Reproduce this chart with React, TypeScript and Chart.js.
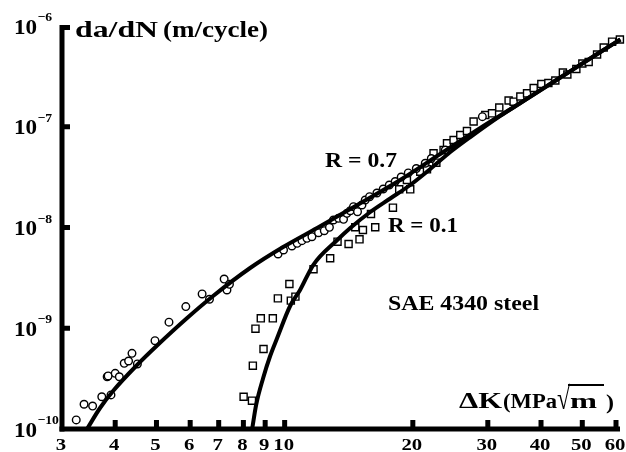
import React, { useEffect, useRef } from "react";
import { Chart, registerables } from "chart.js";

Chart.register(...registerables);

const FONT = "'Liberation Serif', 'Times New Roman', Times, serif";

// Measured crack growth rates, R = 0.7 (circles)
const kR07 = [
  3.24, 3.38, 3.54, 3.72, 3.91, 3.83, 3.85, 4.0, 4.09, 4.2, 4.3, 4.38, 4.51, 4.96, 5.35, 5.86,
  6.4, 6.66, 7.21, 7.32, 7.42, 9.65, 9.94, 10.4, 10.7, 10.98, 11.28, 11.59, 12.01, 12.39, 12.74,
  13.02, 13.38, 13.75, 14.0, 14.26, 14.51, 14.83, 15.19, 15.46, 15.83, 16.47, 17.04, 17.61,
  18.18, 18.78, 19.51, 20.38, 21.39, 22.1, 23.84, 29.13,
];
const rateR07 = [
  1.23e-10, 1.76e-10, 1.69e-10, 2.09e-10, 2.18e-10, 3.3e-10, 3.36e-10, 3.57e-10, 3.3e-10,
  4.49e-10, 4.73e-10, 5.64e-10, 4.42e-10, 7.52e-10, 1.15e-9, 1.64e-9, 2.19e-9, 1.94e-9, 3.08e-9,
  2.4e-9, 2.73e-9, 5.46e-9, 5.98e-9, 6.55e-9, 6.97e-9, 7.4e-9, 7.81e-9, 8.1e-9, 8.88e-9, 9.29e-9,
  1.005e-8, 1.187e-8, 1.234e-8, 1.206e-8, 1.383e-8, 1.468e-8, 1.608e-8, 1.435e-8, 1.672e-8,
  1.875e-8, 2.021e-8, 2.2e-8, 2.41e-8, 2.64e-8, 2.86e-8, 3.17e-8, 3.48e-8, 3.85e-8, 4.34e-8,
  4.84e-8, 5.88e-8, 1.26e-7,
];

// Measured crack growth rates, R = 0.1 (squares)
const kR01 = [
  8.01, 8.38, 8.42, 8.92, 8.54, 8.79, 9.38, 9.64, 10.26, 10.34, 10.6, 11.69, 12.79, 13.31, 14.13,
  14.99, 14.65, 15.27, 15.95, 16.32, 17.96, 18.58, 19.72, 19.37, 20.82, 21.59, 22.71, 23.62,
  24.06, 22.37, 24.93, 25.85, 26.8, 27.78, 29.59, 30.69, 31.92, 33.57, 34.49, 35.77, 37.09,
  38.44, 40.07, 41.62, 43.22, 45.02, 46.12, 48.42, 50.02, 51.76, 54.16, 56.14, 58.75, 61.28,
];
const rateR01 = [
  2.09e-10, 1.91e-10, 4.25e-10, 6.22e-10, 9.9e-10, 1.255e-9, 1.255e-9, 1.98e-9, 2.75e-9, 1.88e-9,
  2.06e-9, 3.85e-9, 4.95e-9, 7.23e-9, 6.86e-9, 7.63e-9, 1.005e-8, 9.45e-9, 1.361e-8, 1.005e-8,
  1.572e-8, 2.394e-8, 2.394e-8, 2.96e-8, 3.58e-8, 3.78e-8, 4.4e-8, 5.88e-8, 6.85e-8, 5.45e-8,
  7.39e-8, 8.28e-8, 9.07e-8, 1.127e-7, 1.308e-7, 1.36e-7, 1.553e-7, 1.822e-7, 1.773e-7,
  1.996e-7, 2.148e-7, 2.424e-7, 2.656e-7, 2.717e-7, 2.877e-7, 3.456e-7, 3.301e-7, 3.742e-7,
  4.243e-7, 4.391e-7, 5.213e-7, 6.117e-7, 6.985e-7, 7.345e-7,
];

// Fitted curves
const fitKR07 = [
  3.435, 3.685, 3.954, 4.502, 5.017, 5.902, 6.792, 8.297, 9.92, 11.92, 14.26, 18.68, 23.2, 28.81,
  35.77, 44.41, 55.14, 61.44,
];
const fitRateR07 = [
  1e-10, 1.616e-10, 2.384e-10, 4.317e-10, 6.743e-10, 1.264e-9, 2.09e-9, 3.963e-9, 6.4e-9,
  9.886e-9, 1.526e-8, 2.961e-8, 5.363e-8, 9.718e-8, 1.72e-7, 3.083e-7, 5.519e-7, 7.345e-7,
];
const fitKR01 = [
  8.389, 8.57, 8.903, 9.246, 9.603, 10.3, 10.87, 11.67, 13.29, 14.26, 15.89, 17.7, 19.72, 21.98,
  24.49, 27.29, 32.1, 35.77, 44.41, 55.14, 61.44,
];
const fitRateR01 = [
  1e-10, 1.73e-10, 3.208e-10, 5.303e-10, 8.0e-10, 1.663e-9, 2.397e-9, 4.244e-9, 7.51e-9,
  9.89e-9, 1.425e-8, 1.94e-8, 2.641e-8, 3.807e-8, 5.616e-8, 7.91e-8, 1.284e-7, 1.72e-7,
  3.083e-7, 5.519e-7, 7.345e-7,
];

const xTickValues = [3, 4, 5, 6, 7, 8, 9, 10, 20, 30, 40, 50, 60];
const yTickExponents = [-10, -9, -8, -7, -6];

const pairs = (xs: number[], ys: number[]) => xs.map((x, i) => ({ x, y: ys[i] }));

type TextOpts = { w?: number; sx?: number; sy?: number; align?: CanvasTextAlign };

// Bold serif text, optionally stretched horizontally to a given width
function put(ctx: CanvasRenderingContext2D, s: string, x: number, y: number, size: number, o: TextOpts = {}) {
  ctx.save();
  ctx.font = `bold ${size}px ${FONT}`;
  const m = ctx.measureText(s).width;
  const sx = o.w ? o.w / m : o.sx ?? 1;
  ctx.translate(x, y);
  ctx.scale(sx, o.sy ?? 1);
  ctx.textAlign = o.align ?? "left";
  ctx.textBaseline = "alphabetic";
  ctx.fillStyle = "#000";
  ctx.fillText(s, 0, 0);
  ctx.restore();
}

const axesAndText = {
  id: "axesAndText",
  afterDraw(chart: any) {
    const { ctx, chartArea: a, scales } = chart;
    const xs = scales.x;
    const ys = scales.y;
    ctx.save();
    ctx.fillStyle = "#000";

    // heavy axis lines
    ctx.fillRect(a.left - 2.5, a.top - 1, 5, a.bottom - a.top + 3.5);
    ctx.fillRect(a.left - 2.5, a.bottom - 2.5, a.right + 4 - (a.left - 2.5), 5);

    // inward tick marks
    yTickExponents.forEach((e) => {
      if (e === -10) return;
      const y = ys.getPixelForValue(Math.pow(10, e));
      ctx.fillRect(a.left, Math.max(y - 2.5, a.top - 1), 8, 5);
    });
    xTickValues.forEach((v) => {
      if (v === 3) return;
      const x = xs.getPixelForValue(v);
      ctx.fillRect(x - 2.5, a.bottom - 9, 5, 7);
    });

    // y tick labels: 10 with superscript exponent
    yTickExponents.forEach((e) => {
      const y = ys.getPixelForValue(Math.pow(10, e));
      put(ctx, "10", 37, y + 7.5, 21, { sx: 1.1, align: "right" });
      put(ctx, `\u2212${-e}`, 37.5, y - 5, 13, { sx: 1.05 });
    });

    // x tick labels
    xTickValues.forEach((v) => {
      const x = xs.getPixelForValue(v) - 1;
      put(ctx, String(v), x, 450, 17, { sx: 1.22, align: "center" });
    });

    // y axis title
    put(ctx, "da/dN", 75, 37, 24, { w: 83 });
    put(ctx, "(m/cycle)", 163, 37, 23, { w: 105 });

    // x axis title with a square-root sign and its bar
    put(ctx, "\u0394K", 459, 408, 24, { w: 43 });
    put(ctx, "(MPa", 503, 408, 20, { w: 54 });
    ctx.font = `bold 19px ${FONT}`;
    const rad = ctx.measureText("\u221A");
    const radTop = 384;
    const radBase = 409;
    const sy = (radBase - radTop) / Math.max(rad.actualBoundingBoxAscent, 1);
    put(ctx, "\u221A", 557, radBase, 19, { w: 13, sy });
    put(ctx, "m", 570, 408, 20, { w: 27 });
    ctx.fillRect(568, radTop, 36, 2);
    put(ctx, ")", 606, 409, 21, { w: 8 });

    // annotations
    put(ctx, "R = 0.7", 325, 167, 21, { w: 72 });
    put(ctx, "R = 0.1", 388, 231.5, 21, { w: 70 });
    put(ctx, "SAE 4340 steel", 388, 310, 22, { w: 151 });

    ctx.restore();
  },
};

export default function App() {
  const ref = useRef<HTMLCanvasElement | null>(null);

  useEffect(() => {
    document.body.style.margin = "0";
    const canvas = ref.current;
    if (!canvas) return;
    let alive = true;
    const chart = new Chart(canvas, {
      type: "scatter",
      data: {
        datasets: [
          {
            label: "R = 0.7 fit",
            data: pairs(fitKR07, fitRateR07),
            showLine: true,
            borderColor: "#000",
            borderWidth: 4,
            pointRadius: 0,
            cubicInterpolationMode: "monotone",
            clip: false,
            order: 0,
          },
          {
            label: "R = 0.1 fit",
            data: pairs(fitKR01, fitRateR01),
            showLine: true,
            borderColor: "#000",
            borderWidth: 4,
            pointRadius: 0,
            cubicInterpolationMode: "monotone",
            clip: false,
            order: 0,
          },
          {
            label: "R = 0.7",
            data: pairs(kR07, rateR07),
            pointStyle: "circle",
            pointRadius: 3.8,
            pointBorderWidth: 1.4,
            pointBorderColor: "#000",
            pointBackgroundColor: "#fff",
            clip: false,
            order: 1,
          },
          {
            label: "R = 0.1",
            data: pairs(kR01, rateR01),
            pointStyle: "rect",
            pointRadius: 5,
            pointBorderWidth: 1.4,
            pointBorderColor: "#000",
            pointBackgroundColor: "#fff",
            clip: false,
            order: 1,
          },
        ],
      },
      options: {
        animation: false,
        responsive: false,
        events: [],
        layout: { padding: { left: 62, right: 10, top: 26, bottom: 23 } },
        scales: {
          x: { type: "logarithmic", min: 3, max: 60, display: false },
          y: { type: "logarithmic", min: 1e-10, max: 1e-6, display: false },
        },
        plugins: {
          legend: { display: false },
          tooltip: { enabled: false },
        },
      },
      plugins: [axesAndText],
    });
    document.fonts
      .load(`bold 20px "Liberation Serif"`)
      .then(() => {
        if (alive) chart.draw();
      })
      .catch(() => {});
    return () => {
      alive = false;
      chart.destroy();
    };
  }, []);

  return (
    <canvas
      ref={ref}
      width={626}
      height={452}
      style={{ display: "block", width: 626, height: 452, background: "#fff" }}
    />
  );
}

┄┄┄┄┄┄┄┄┄┄

● WHAT TO PRODUCE
Make an exact copy of the lines from the top of the material through the line with "Serif', 'Times New", pictures excluded.

● RESULT
Reproduce this chart with React, TypeScript and Chart.js.
import React, { useEffect, useRef } from "react";
import { Chart, registerables } from "chart.js";

Chart.register(...registerables);

const FONT = "'Liberation Serif', 'Times New Roman', Times, serif";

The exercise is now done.